Sunday, May 7, 2017

As For Those Of Us Who Are Already Working ...

... this article from the Times brings up another subject:  the abusive use by employers of non-compete agreements, even for workers in relatively unskilled jobs.

Traditionally, NCAs (as they are colloquially called in the business and legal worlds) have been used to protect businesses against the possibility that an employee who possesses an unusual and valuable set of skills, or perhaps has control over significant market resources or customers, might leave the company, taking valuable insider knowledge with him or her, and launch a competing business, leaving the original employer at a significant disadvantage for taking the employee into its trust. These contracts are generally limited by state law with regard to the types of restrictions that a company can place on a departing employee.  They cannot be indefinite with regard to the limits on time, geography, or even the nature of work to be performed.  The intention behind most of these limits is to strike a balance between an employee's freedom to seek work and an employer's right to protect its own economic interests.
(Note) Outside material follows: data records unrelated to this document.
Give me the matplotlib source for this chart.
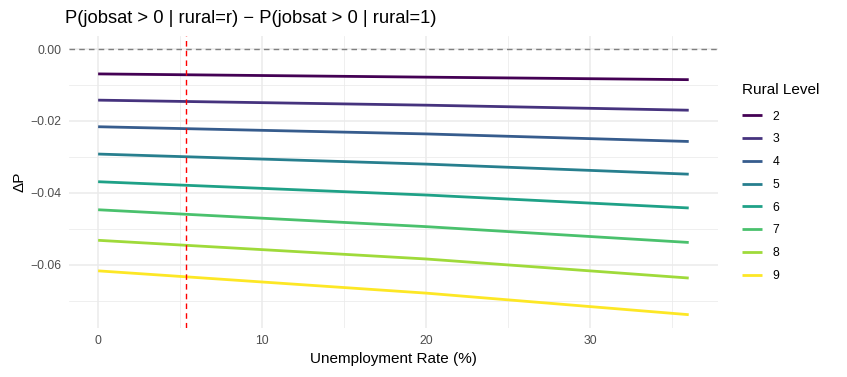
import numpy as np
import matplotlib
matplotlib.use("Agg")
import matplotlib.pyplot as plt
from matplotlib.ticker import MultipleLocator, FuncFormatter

# unemployment rate points (%)
unemp = [0, 20, 36]

# delta P, per rural level
rural_levels = ['2', '3', '4', '5', '6', '7', '8', '9']
delta_p = {
    '2': [-0.0069, -0.0078, -0.0085],
    '3': [-0.0142, -0.0156, -0.0170],
    '4': [-0.0216, -0.0236, -0.0257],
    '5': [-0.0292, -0.0320, -0.0348],
    '6': [-0.0369, -0.0406, -0.0442],
    '7': [-0.0447, -0.0494, -0.0538],
    '8': [-0.0532, -0.0584, -0.0637],
    '9': [-0.0617, -0.0679, -0.0739],
}
colors = ['#440154', '#46337E', '#365C8D', '#277F8E',
          '#1FA187', '#4AC16D', '#9FDA3A', '#FDE725']
mean_unemp = 5.35

plt.rcParams['font.family'] = ['Liberation Sans', 'DejaVu Sans']

fig = plt.figure(figsize=(8.47, 3.77), dpi=100)
ax = fig.add_axes([0.081, 0.130, 0.767, 0.775])

for lvl, c in zip(rural_levels, colors):
    ax.plot(unemp, delta_p[lvl], color=c, linewidth=2.0, label=lvl,
            solid_capstyle='butt', zorder=3)

ax.axhline(0, color='#7f7f7f', linestyle=(0, (4, 3)), linewidth=1.0, zorder=2)
ax.axvline(mean_unemp, color='red', linestyle=(0, (4, 3)), linewidth=1.0, zorder=4)

ax.set_xlim(-1.8, 37.8)
ax.set_ylim(-0.0776, 0.0037)

ax.xaxis.set_major_locator(MultipleLocator(10))
ax.xaxis.set_minor_locator(MultipleLocator(5))
ax.yaxis.set_major_locator(MultipleLocator(0.02))
ax.yaxis.set_minor_locator(MultipleLocator(0.01))
ax.yaxis.set_major_formatter(FuncFormatter(lambda v, p: f'{v:.2f}'.replace('-', '\u2212')))
ax.xaxis.set_major_formatter(FuncFormatter(lambda v, p: f'{v:.0f}'))

ax.grid(True, which='major', color='#ebebeb', linewidth=1.1, zorder=0)
ax.grid(True, which='minor', color='#ebebeb', linewidth=0.55, zorder=0)
ax.set_axisbelow(True)
for s in ax.spines.values():
    s.set_visible(False)
ax.tick_params(which='both', length=0, labelsize=8.8, labelcolor='#4d4d4d', pad=5)

ax.set_xlabel('Unemployment Rate (%)', fontsize=11, labelpad=4)
ax.set_ylabel('\u0394P', fontsize=11, labelpad=3)
fig.text(0.077, 0.952, 'P(jobsat > 0 | rural=r) \u2212 P(jobsat > 0 | rural=1)',
         fontsize=13.2, va='center', ha='left')

leg = ax.legend(title='Rural Level', loc='upper left', bbox_to_anchor=(1.02, 0.877),
                frameon=False, fontsize=8.8, title_fontsize=11,
                handlelength=1.6, labelspacing=0.88, handletextpad=0.9)
leg._legend_box.align = 'left'
leg._legend_box.sep = 10

fig.savefig('out.png', dpi=100)
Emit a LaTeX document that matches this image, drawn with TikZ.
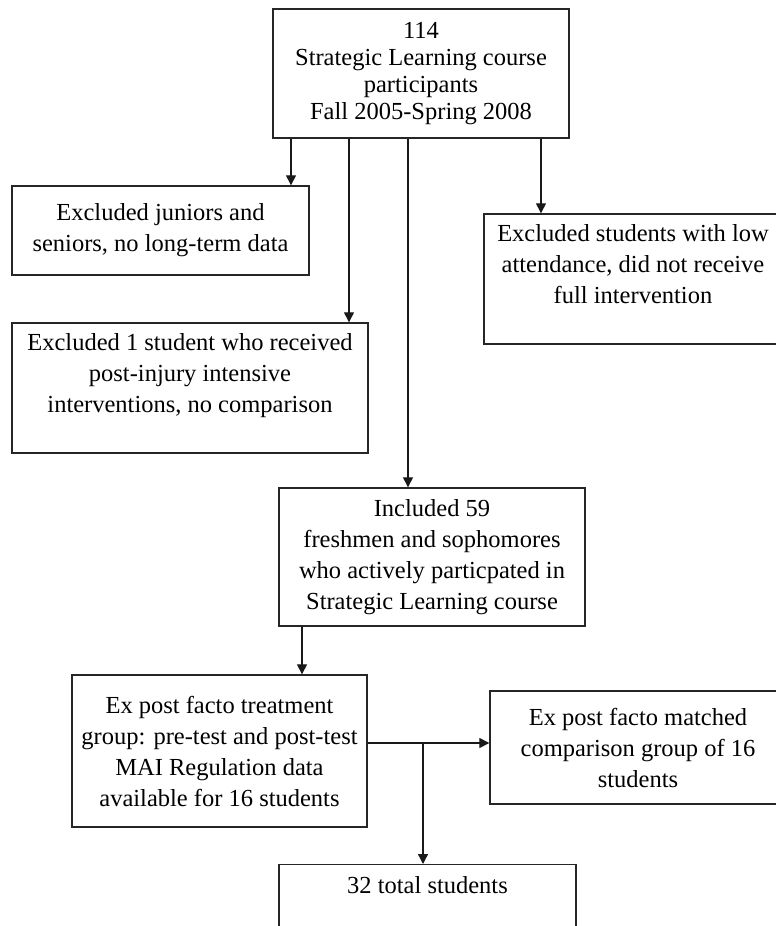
\documentclass[tikz,border=0pt]{standalone}
\usepackage{fontspec}
\setmainfont{Liberation Serif}
\usetikzlibrary{arrows.meta, positioning}

\begin{document}
\begin{tikzpicture}[
    x=1pt, y=-1pt,
    box/.style={rectangle, draw=black!85, line width=1.4pt, fill=white,
                align=center, inner sep=0pt,
                font=\fontsize{24.5}{31}\selectfont},
    arr/.style={-{Triangle[width=10pt, length=10pt]}, line width=1.3pt, black!90},
    link/.style={line width=1.3pt, black!90}
  ]
    \clip (0,0) rectangle (776,926);

    \node[box, minimum width=296pt, minimum height=129pt,
          font=\fontsize{24.5}{27}\selectfont] (start) at (421,73.5)
      {114\\Strategic Learning course\\participants\\Fall 2005-Spring 2008};
    \node[box, minimum width=297pt, minimum height=89pt] (juniors) at (160.5,230.5)
      {Excluded juniors and\\seniors, no long-term data};
    \node[box, minimum width=298pt, minimum height=130pt] (attend) at (633,279)
      {Excluded students with low\\attendance, did not receive\\full intervention\\\mbox{}};
    \node[box, minimum width=356pt, minimum height=130pt] (injury) at (190,388)
      {Excluded 1 student who received\\post-injury intensive\\interventions, no comparison\\\mbox{}};
    \node[box, minimum width=306pt, minimum height=138pt] (incl) at (432,557)
      {Included 59\\freshmen and sophomores\\who actively particpated in\\Strategic Learning course};
    \node[box, minimum width=295pt, minimum height=152pt] (treat) at (219.5,751)
      {Ex post facto treatment\\group: pre-test and post-test\\MAI Regulation data\\available for 16 students};
    \node[box, minimum width=296pt, minimum height=113pt] (match) at (638,747.5)
      {Ex post facto matched\\comparison group of 16\\students};
    \node[box, minimum width=297pt, minimum height=72pt, anchor=north] (total) at (427.5,864)
      {32 total students\\\mbox{}};

    % exclusions
    \draw[arr] ([xshift=-130pt]start.south) -- ([xshift=-130pt]start.south |- juniors.north);
    \draw[arr] ([xshift=-72pt]start.south) -- ([xshift=-72pt]start.south |- injury.north);
    \draw[arr] ([xshift=120pt]start.south) -- ([xshift=120pt]start.south |- attend.north);
    \draw[arr] ([xshift=-13pt]start.south) -- ([xshift=-13pt]start.south |- incl.north);

    % groups
    \draw[arr] ([xshift=-130pt]incl.south) -- ([xshift=-130pt]incl.south |- treat.north);
    \draw[arr] ([yshift=8pt]treat.east) -- ([yshift=8pt]treat.east -| match.west);
    \coordinate (split) at (423,743);
    \draw[arr] (split) -- (split |- total.north);
\end{tikzpicture}
\end{document}
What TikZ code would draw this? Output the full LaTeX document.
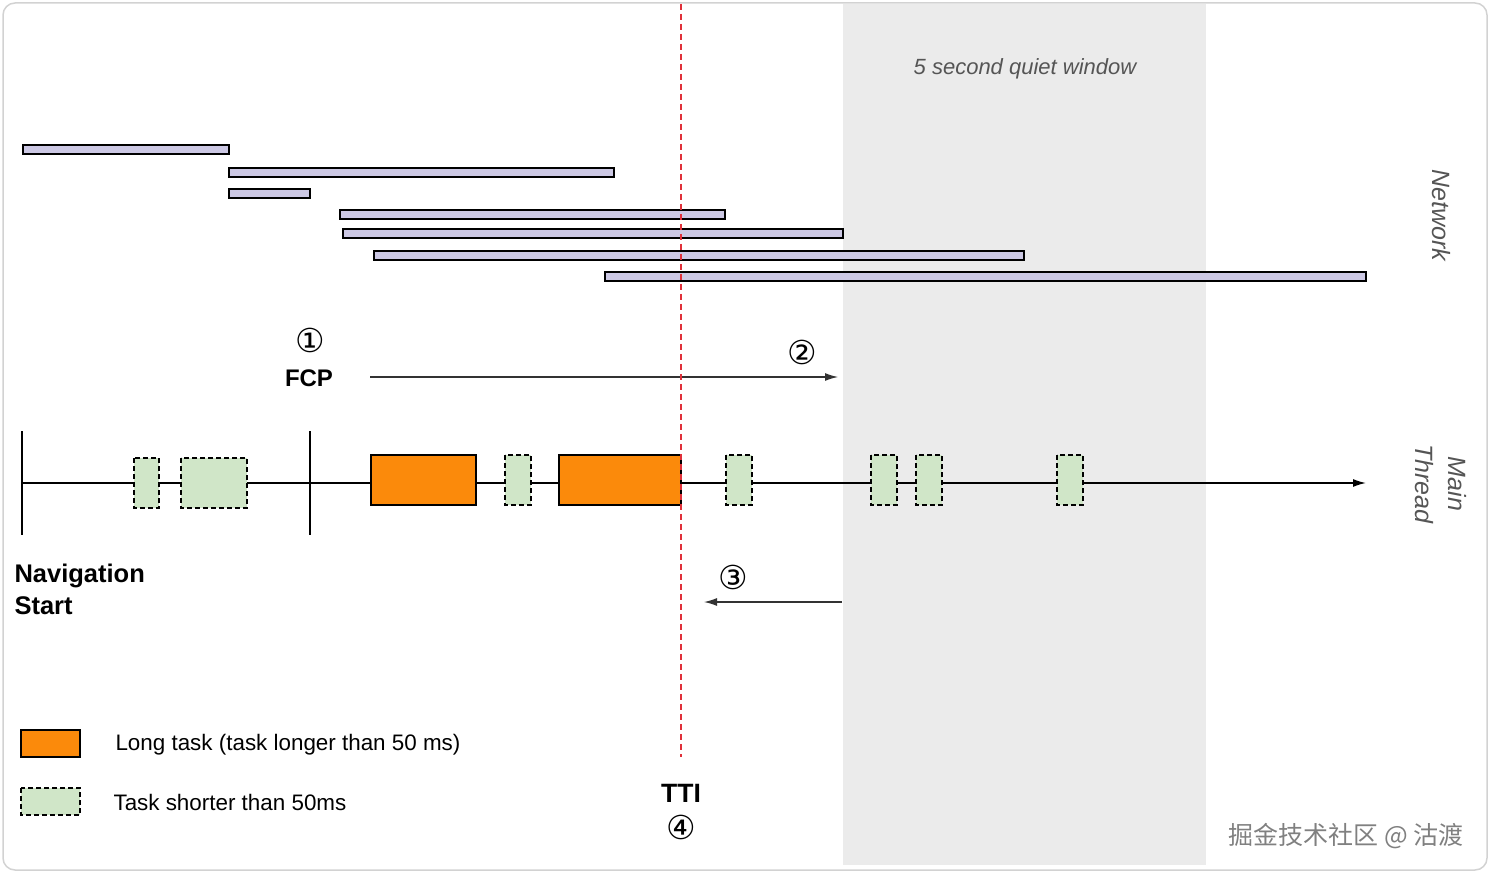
\documentclass[tikz,border=0pt]{standalone}
\usepackage{fontspec}
\setmainfont{Liberation Sans}
\newfontfamily\circfont{DejaVu Sans}
\newfontfamily\cjkfont{Noto Sans CJK SC}
\usetikzlibrary{arrows.meta}

\definecolor{reqcol}{HTML}{CCC8E4}
\definecolor{longcol}{HTML}{FB8A0B}
\definecolor{shortcol}{HTML}{D0E6C8}
\definecolor{quietcol}{HTML}{EBEBEB}
\definecolor{tticol}{HTML}{E0303A}
\definecolor{labelcol}{HTML}{555555}
\definecolor{arrowcol}{HTML}{333333}

\tikzset{
  request/.style={draw=black, fill=reqcol, line width=1.3pt},
  longtask/.style={draw=black, fill=longcol, line width=1.5pt},
  shorttask/.style={draw=black, fill=shortcol, line width=1.3pt, dash pattern=on 5pt off 3pt},
  circnum/.style={font=\circfont\fontsize{33}{33}\selectfont},
  boldlabel/.style={font=\bfseries\fontsize{24}{31}\selectfont},
  sidelabel/.style={labelcol, rotate=-90, align=center, font=\itshape\fontsize{25}{33}\selectfont}
}

\begin{document}
\begin{tikzpicture}[>={Latex[length=13pt,width=8pt]}, x=1pt, y=-1pt, font=\fontsize{22.4}{26}\selectfont]

\useasboundingbox (0,0) rectangle (1490,874);

\fill[quietcol] (843,4) rectangle (1206,865); %quiet window
\draw[gray!35, line width=1.5pt, rounded corners=12pt] (3,3) rectangle (1487,870);

\node[labelcol, font=\itshape\fontsize{22}{26}\selectfont] (quiet) at (1025,69) {5 second quiet window};

% network requests
\draw[request] (23,145) rectangle (229,154);
\draw[request] (229,168) rectangle (614,177);
\draw[request] (229,189) rectangle (310,198);
\draw[request] (340,210) rectangle (725,219);
\draw[request] (343,229) rectangle (843,238);
\draw[request] (374,251) rectangle (1024,260);
\draw[request] (605,272) rectangle (1366,281);

\node[sidelabel] (network) at (1441,215) {Network};
\node[sidelabel] (mainthread) at (1441,484) {Main\\Thread};

% FCP -> quiet window
\node[circnum] (one) at (310,340) {①};
\node[boldlabel] (fcp) at (309,378) {FCP};
\coordinate (fcpA) at (370,377);
\coordinate (fcpB) at (838,377);
\draw[arrowcol, line width=1.2pt, ->] (fcpA) -- (fcpB);
\node[circnum] (two) at (802,352) {②};

% main thread
\coordinate (navstart) at (22,483);
\coordinate (threadend) at (1366,483);
\draw[line width=1.5pt, ->] (navstart) -- (threadend);
\draw[line width=1.5pt] (22,431) -- (22,535);
\draw[line width=1.5pt] (310,431) -- (310,535);

\draw[shorttask] (134,458) rectangle (159,508);
\draw[shorttask] (181,458) rectangle (247,508);
\draw[longtask] (371,455) rectangle (476,505);
\draw[shorttask] (505,455) rectangle (531,505);
\draw[longtask] (559,455) rectangle (681,505);
\draw[shorttask] (726,455) rectangle (752,505);
\draw[shorttask] (871,455) rectangle (897,505);
\draw[shorttask] (916,455) rectangle (942,505);
\draw[shorttask] (1057,455) rectangle (1083,505);

\node[boldlabel, font=\bfseries\fontsize{25.5}{32}\selectfont, anchor=west, align=left] (nav) at (11,589) {Navigation\\Start};

% quiet window -> TTI
\node[circnum] (three) at (733,577) {③};
\coordinate (backA) at (842,602);
\coordinate (backB) at (704,602);
\draw[arrowcol, line width=1.2pt, ->] (backA) -- (backB);

% TTI
\coordinate (ttitop) at (681,4);
\coordinate (ttibot) at (681,757);
\draw[tticol, line width=1.3pt, dash pattern=on 6pt off 4pt] (ttitop) -- (ttibot);
\node[boldlabel, font=\bfseries\fontsize{26.5}{31}\selectfont] (tti) at (681,793) {TTI};
\node[circnum] (four) at (681,827) {④};

% legend
\draw[longtask] (21,730) rectangle (80,757);
\node[anchor=west] (longtxt) at (112,745) {Long task (task longer than 50 ms)};
\draw[shorttask] (21,788) rectangle (80,815);
\node[anchor=west] (shorttxt) at (110,802) {Task shorter than 50ms};

\node[gray, font=\cjkfont\fontsize{25}{25}\selectfont, anchor=east] (mark) at (1467,836) {掘金技术社区 @ 沽渡};

\end{tikzpicture}
\end{document}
And, in any case, the intention has traditionally been to limit the use of NCAs to those employees who are uniquely valuable to an enterprise, and not to employees with highly fungible skills. Employees in the latter category are often the ones with the least amount of job security, and who have the hardest time finding a job in the first place because of their sheer numbers in relation to the opportunities available to them.  I still remember my shock at finding out from a client that he had to sign an NCA for making sandwiches--sandwiches!--at a well-known fast-food chain.  I will not name the chain in question, but I will say this:  if you've eaten any of their sandwiches, you would wonder why they needed to be protected by an NCA (to say absolutely nothing about the prices).

Fortunately, there appears to be some legislative relief on the way, mostly at the state level at this point.  But it's worth considering the current abuse of NCAs in the context of other efforts over the past 40 years to restrict the rights of workers, while enhancing the rights of the investing class. Somewhere along the way, the idea that free enterprise was meant to play out on a level field got lost, and a large number of employers decided that it was OK to tilt it, so long as it was tilted in their direction.

Again, assuming that there will be elections next year, Democrats and other progressives should make restrictions on the use of NCAs a key component of a major proposal on behalf of workers' rights, one that addresses unions, overtime, leave and a whole host of other considerations that once were considered part of the American Way, and that we've somehow allowed ourselves to be convinced are unaffordable.  The truth runs in the other direction:  it's the absence of these considerations that is unaffordable.